The last act of the evening was Indian Ocean on the Blubaloo stage. Despite a reduced set time and a plethora of sound issues including the rain earlier in the day ruining the mixer settings and their sound check, Indian Ocean sounded brilliant on the PA. Their setlist was short, crisp and rather energetic. ‘Bondhu’, from 16/330 Khajoor Road, their last album with late singer, tabla player and percussionist Asheem Chakravarty, a poignant track, drenched with emotion was probably the pick of the night for this writer. Evocative, the track showcased Indian Ocean at their melodic best. ‘Maa Rewa’, ‘Bandhe’ and especially ‘Kandisa’ got the crowd singing along and completely involved with the act, and displayed exactly why Indian Ocean are so revered in the independent music scene in the country. If we had to pick a crib, it would be that the band tends to stick to the staple crowd pleasers at the festivals. All in all, a thoroughly engrossing performance, that highlighted Indian Ocean’s professionalism despite the major glitches with the sound, and one that brought the first day’s action to a rousing close.

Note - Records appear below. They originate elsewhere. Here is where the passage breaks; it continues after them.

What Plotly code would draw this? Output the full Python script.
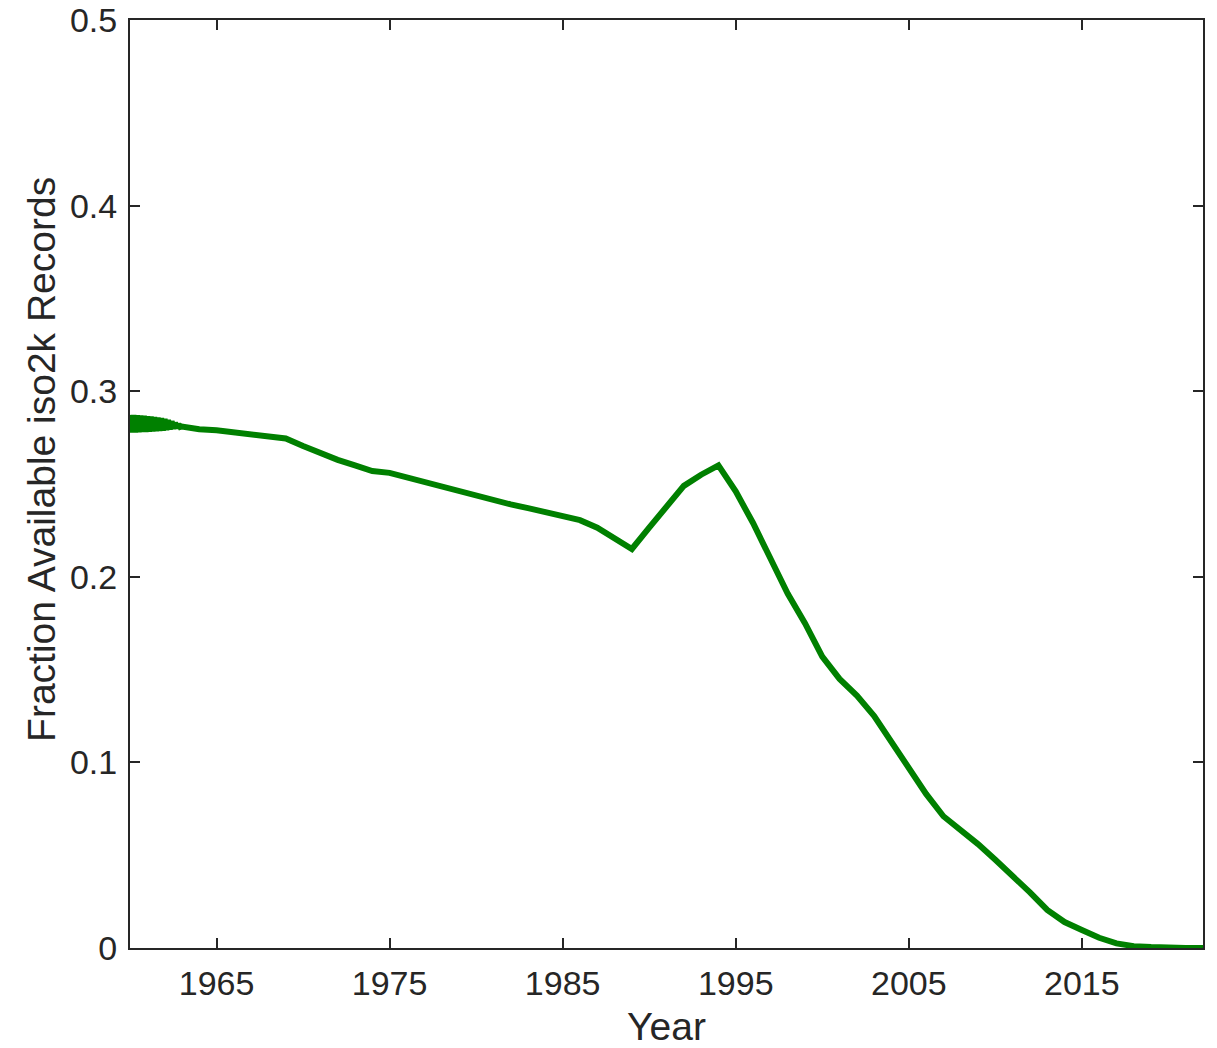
import plotly.graph_objects as go

# Early record years: availability flickers between adjacent months
early_years = [1960.0, 1960.1, 1960.2, 1960.3, 1960.4, 1960.5, 1960.6, 1960.7, 1960.8, 1960.9,
               1961.0, 1961.1, 1961.2, 1961.3, 1961.4, 1961.5, 1961.6, 1961.7, 1961.8, 1961.9,
               1962.0, 1962.1, 1962.2, 1962.3, 1962.4, 1962.5, 1962.6, 1962.7, 1962.8, 1962.9]
early_fraction = [0.2872, 0.2778, 0.2872, 0.2778, 0.2870, 0.2779, 0.2869, 0.2780, 0.2867, 0.2781,
                  0.2865, 0.2782, 0.2863, 0.2783, 0.2860, 0.2785, 0.2858, 0.2786, 0.2855, 0.2788,
                  0.2850, 0.2791, 0.2845, 0.2794, 0.2838, 0.2798, 0.2830, 0.2802, 0.2822, 0.2807]

years = [1963, 1964, 1965, 1966, 1967, 1968, 1969, 1970, 1971, 1972,
         1973, 1974, 1975, 1976, 1977, 1978, 1979, 1980, 1981, 1982,
         1983, 1984, 1985, 1986, 1987, 1988, 1989, 1990, 1991, 1992,
         1993, 1994, 1995, 1996, 1997, 1998, 1999, 2000, 2001, 2002,
         2003, 2004, 2005, 2006, 2007, 2008, 2009, 2010, 2011, 2012,
         2013, 2014, 2015, 2016, 2017, 2018, 2019, 2020, 2021, 2022]
fraction = [0.2810, 0.2795, 0.2790, 0.2780, 0.2765, 0.2760, 0.2745, 0.2705, 0.2665, 0.2630,
            0.2600, 0.2570, 0.2560, 0.2535, 0.2510, 0.2485, 0.2460, 0.2440, 0.2415, 0.2390,
            0.2370, 0.2350, 0.2330, 0.2305, 0.2265, 0.2210, 0.2150, 0.2265, 0.2380, 0.2490,
            0.2550, 0.2600, 0.2460, 0.2290, 0.2100, 0.1910, 0.1750, 0.1570, 0.1450, 0.1360,
            0.1250, 0.1110, 0.0960, 0.0830, 0.0710, 0.0640, 0.0560, 0.0475, 0.0390, 0.0300,
            0.0205, 0.0140, 0.0097, 0.0055, 0.0025, 0.0010, 0.0005, 0.0, 0.0, 0.0]

x_ticks = [1965, 1975, 1985, 1995, 2005, 2015]
y_ticks = [0, 0.1, 0.2, 0.3, 0.4, 0.5]
y_tick_labels = ["0", "0.1", "0.2", "0.3", "0.4", "0.5"]

fig = go.Figure()
fig.add_trace(go.Scatter(
    x=early_years + years,
    y=early_fraction + fraction,
    mode="lines",
    line=dict(color="rgb(0,128,0)", width=6),
    showlegend=False,
))

font_family = "Liberation Sans, Arial, sans-serif"
text_color = "#262626"
axis_common = dict(
    showline=True, linecolor=text_color, linewidth=2, mirror="ticks",
    ticks="inside", ticklen=10, tickwidth=2, tickcolor=text_color,
    showgrid=False, zeroline=False, automargin=False,
    tickfont=dict(family=font_family, size=34, color=text_color),
    title_font=dict(family=font_family, size=39, color=text_color),
)

fig.update_layout(
    width=1217, height=1048,
    margin=dict(l=130, r=14, t=20, b=100),
    paper_bgcolor="white", plot_bgcolor="white",
    xaxis=dict(range=[1960, 2022], tickvals=x_ticks, ticklabelstandoff=4,
               title=dict(text="Year", standoff=16), **axis_common),
    yaxis=dict(range=[0, 0.5], tickvals=y_ticks, ticktext=y_tick_labels, ticklabelstandoff=4,
               **axis_common),
)

# Vertical y-axis label, set slightly above the axis midpoint
fig.add_annotation(
    text="Fraction Available iso2k Records",
    xref="paper", yref="paper", x=-0.082, y=0.526,
    xanchor="center", yanchor="middle", textangle=-90, showarrow=False,
    font=dict(family=font_family, size=39, color=text_color),
)

fig.write_html("out.html")
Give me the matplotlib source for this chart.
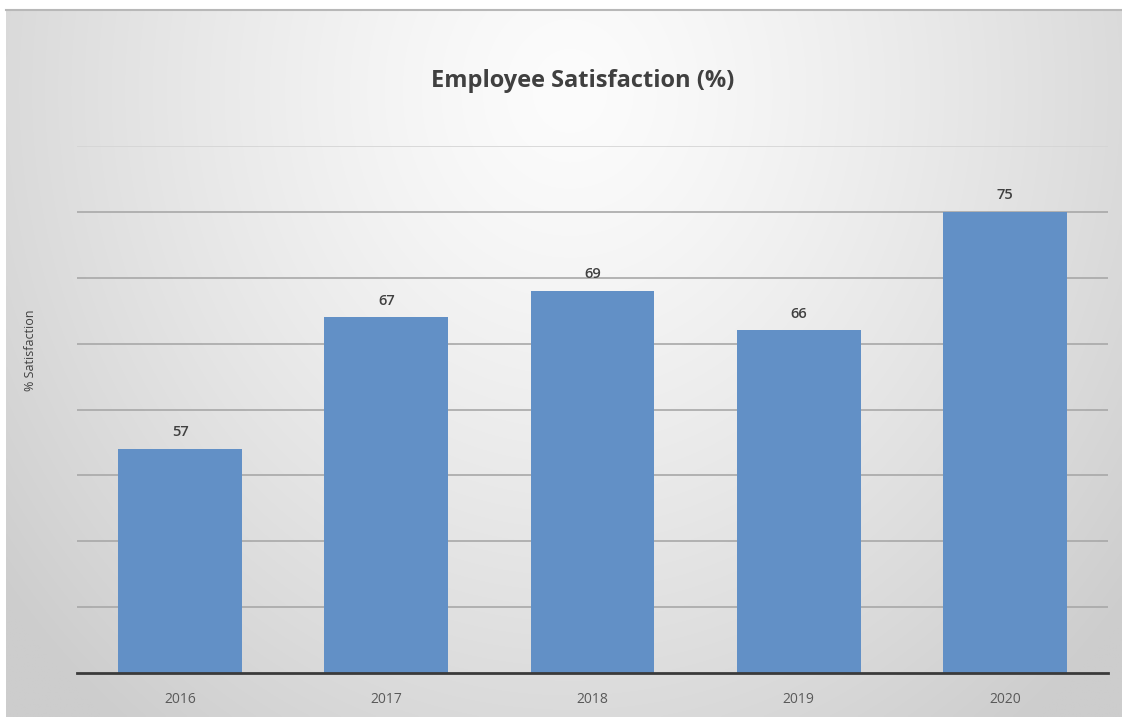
import numpy as np
import matplotlib
matplotlib.use("Agg")
import matplotlib.pyplot as plt

years = ["2016", "2017", "2018", "2019", "2020"]
satisfaction = [57, 67, 69, 66, 75]
title = "Employee Satisfaction (%)"
ylabel = "% Satisfaction"

W, H = 1122, 717
fig = plt.figure(figsize=(W / 100, H / 100), dpi=100, facecolor="white")

# gradient background panel
bg = fig.add_axes([0, 0, 1, 1], zorder=0)
bg.set_xlim(0, W)
bg.set_ylim(H, 0)
bg.axis("off")
xx, yy = np.meshgrid(np.linspace(6, W, 400), np.linspace(9, H, 300))
r = np.sqrt(((xx - 570) / 640) ** 2 + ((yy - 90) / 720) ** 2)
val = np.clip(252 - 40 * r ** 1.3, 205, 252) / 255.0
img = np.dstack([val, val, val])
bg.imshow(img, extent=[6, W, H, 9], aspect="auto", interpolation="bilinear")
bg.plot([6, W], [9.5, 9.5], color="#b8b8b8", lw=1.5)

ax = fig.add_axes([77 / W, (H - 673) / H, (1108 - 77) / W, (673 - 146) / H], zorder=1)
ax.patch.set_alpha(0)
x = np.arange(len(years))
bars = ax.bar(x, satisfaction, width=0.6, color="#6290c6", zorder=3)
ax.set_xlim(-0.5, len(years) - 0.5)
ax.set_ylim(40, 80)
ax.set_yticks(np.arange(45, 81, 5))
ax.yaxis.grid(True, color="#a8a8a8", lw=1.2, zorder=0)
ax.get_ygridlines()[-1].set_color("#d4d4d4")
ax.tick_params(axis="y", left=False, labelleft=False)
ax.tick_params(axis="x", bottom=False, pad=10)
ax.set_xticks(x)
ax.set_xticklabels(years, fontsize=10, color="#595959", family="Open Sans")
for s in ["top", "right", "left"]:
    ax.spines[s].set_visible(False)
ax.spines["bottom"].set_color("#3a3a3a")
ax.spines["bottom"].set_linewidth(2)
ax.spines["bottom"].set_zorder(4)

for xi, v in zip(x, satisfaction):
    ax.annotate(str(v), (xi, v), xytext=(0, 7), textcoords="offset points",
                ha="center", va="bottom", fontsize=10.5, color="#404040",
                family="Open Sans", fontweight="semibold")

fig.text(583 / W, 1 - 81 / H, title, ha="center", va="center", fontsize=17,
         color="#404040", family="Open Sans", fontweight="bold")
fig.text(31 / W, 1 - 350 / H, ylabel, ha="center", va="center", rotation=90,
         fontsize=9, color="#404040", family="Open Sans")

fig.savefig("out.png", dpi=100, facecolor="white")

The chilly Ooty air did nothing to deter large groups of people from lingering at the lawns near the Blubaloo stage as they soaked in the after-effects of a smashing day filled with too many good acts to pick from. After all manner of cat calls and one liners being screamed into the night (from “We want more!” to “Free smokes!”) in vain, the remnants of the audience began their journey home, leaving the warm glow of Fern Hill Palace to stand guard over a venue that had in its first day been branded indelibly into our memory.